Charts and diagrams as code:
++++++++++++++++++++
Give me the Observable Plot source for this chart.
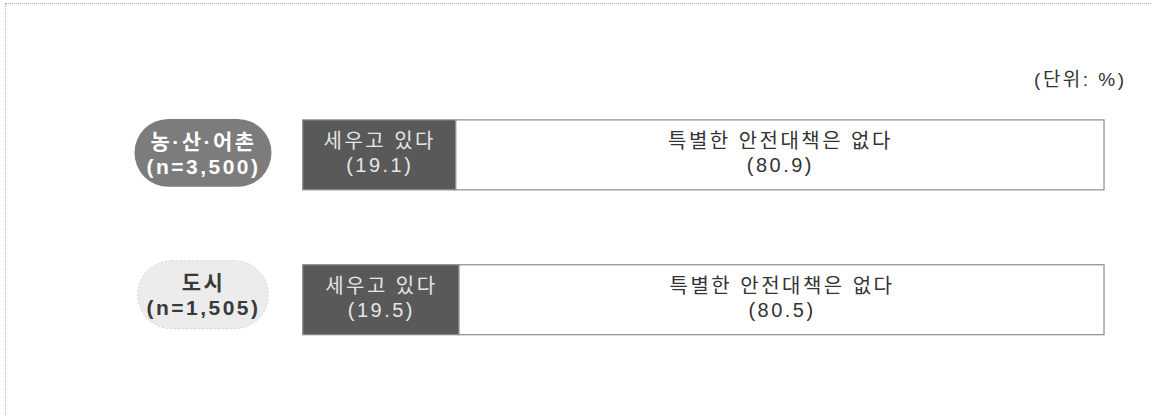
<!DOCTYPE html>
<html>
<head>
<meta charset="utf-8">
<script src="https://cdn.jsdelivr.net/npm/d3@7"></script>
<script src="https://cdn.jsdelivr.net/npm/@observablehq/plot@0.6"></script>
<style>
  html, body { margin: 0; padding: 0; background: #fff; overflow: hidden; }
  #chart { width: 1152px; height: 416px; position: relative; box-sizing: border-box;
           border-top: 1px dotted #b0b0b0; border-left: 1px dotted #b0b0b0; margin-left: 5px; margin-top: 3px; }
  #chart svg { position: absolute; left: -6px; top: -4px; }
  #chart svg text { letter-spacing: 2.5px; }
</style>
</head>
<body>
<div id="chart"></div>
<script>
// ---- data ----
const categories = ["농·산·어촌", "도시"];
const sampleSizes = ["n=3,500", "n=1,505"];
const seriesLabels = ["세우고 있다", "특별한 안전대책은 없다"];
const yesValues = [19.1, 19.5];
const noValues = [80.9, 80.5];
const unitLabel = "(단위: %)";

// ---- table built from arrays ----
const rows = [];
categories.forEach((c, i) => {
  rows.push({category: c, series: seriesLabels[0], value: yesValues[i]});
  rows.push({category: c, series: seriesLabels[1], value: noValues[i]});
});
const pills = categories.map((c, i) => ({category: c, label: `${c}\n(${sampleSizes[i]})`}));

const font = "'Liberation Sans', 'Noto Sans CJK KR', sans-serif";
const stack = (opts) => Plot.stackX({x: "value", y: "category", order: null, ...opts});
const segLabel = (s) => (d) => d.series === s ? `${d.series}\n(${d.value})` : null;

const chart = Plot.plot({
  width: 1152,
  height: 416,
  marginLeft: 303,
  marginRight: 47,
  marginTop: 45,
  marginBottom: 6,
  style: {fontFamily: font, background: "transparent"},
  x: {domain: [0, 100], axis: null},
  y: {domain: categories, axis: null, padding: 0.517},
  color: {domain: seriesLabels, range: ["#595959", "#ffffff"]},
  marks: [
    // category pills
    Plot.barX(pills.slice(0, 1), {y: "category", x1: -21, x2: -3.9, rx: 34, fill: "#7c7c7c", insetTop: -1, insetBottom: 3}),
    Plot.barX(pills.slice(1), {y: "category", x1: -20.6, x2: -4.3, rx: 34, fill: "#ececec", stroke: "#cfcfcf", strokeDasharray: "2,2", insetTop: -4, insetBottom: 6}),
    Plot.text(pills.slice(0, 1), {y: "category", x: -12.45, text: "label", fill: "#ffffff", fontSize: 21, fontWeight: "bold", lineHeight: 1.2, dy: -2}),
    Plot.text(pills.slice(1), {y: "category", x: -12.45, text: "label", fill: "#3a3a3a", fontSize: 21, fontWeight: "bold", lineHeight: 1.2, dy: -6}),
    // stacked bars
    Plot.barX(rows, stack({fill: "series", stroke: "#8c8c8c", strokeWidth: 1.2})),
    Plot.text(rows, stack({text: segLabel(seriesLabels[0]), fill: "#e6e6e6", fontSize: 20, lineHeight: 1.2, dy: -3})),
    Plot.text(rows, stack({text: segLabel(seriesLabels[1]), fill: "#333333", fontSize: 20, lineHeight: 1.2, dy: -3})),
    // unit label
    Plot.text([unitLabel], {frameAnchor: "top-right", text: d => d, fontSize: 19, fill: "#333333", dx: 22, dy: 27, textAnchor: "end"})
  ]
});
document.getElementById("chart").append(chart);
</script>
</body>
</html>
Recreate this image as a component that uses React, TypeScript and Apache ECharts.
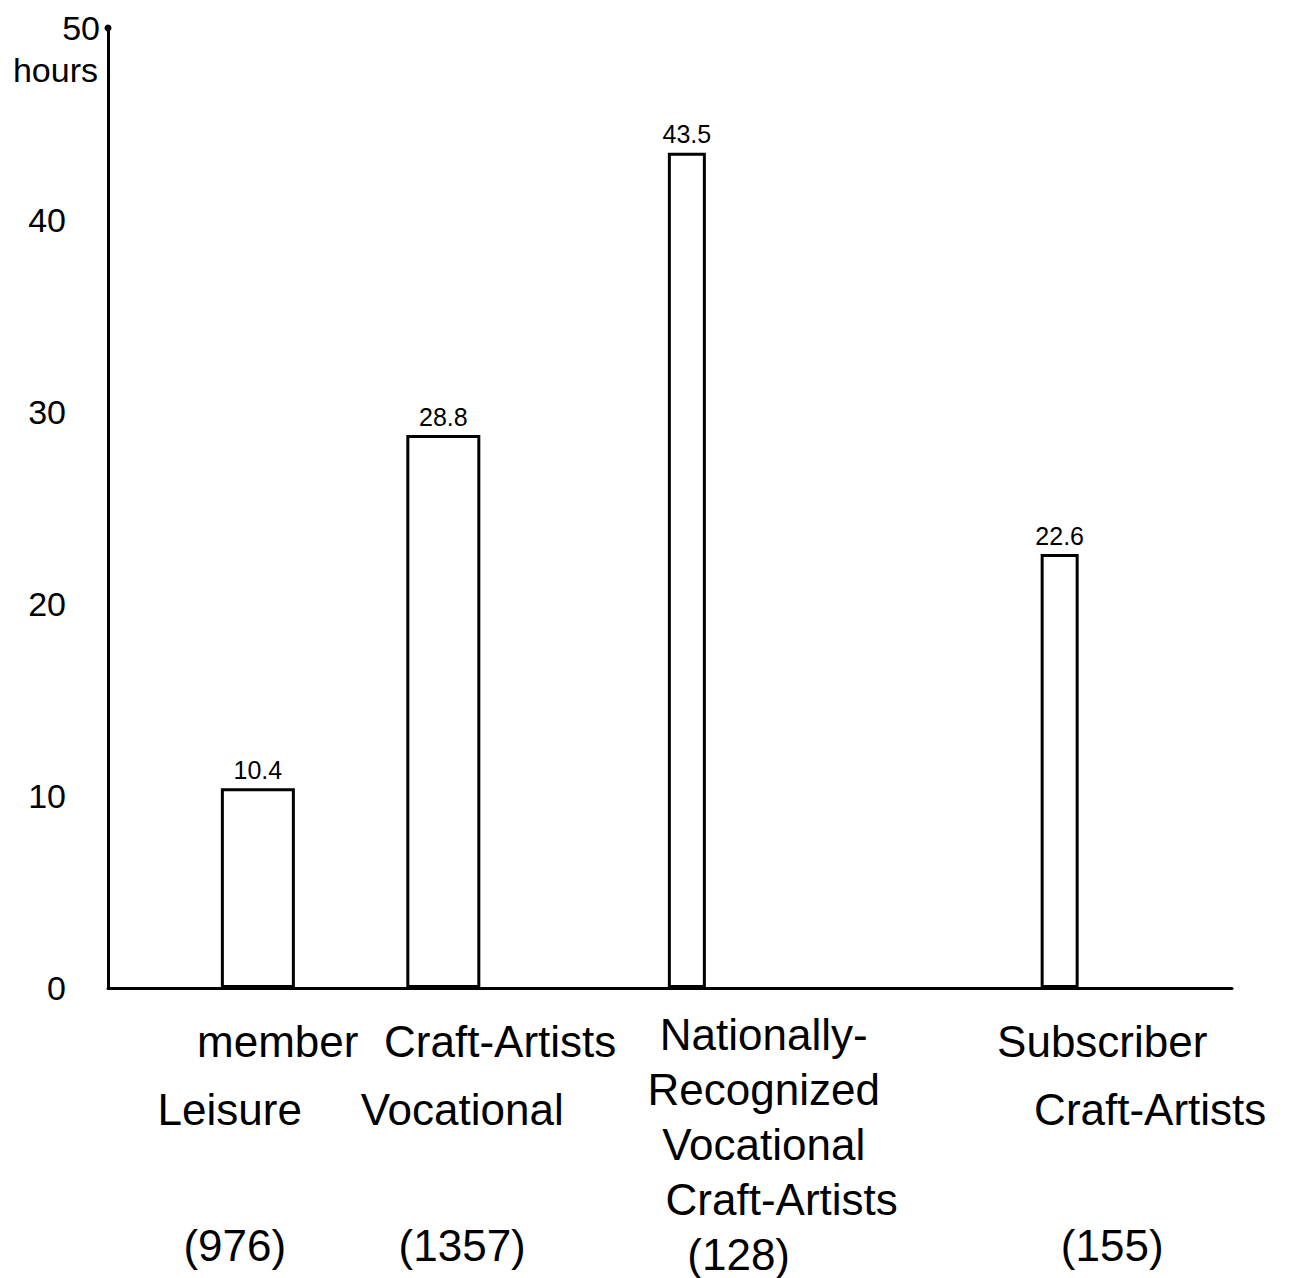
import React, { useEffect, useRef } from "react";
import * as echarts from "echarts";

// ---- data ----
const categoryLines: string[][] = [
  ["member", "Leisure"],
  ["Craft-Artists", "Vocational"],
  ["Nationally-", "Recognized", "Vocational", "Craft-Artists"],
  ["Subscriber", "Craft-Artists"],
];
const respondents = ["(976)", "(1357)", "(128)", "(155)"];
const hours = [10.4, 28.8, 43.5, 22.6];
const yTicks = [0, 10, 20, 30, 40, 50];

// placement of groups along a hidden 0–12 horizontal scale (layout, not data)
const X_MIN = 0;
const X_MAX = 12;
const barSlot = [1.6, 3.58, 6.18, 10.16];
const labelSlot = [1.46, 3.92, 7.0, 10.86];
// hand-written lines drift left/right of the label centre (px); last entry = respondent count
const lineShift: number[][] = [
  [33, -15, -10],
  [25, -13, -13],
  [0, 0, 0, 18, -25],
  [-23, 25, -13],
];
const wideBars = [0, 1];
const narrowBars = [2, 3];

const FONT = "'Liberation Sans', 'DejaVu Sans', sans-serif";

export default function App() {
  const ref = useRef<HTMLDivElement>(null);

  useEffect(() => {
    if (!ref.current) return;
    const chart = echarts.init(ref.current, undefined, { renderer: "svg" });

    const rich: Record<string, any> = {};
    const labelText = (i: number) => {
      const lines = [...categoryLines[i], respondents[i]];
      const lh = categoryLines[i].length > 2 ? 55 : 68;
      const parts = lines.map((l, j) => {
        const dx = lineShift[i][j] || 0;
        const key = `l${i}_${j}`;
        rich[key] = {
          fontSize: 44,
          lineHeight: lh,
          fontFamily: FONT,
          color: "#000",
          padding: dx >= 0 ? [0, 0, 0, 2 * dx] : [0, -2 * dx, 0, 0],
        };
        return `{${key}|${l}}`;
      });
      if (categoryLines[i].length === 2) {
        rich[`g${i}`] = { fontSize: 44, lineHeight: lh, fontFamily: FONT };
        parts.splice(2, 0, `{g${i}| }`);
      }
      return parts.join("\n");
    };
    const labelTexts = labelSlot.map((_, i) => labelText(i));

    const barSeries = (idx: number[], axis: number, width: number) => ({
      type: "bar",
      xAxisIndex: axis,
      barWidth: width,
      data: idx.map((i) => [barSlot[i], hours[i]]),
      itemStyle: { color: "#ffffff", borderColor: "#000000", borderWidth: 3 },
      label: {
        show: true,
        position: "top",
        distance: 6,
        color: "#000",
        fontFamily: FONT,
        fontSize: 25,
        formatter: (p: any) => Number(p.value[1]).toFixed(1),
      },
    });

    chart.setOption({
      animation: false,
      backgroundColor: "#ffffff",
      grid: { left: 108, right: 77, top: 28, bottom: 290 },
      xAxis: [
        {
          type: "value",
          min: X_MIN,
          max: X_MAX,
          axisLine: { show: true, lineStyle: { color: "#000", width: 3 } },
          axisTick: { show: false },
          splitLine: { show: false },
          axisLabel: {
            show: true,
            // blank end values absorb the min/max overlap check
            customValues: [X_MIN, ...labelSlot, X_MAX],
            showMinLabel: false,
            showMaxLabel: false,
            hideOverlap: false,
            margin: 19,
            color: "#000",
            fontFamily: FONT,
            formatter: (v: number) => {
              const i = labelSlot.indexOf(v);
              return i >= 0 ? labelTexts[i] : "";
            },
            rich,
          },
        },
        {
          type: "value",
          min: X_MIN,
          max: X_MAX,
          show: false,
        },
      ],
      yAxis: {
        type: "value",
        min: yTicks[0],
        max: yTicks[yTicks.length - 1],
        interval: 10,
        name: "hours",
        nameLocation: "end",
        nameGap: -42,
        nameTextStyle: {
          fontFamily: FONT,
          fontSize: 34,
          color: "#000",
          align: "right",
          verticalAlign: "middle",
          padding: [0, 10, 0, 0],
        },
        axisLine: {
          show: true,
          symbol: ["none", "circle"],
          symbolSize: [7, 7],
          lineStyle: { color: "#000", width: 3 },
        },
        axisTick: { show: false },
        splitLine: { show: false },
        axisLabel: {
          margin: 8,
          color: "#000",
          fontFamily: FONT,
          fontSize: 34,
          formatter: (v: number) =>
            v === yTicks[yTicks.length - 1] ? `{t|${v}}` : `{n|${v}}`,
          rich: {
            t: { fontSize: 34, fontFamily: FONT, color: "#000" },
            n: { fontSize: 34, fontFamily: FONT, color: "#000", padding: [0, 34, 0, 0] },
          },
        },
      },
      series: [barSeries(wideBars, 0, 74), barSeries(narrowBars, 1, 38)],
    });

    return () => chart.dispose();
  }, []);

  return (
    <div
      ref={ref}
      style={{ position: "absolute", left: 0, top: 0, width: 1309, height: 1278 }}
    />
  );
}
++++++++++++++++++++
- What is asked -
Without any pictures, set down the lines from the one holding "Recreate this image" through the one holding "import * as".

- Task output -
Recreate this image as a component that uses React, TypeScript and Apache ECharts.
import React, { useEffect, useRef } from "react";
import * as echarts from "echarts";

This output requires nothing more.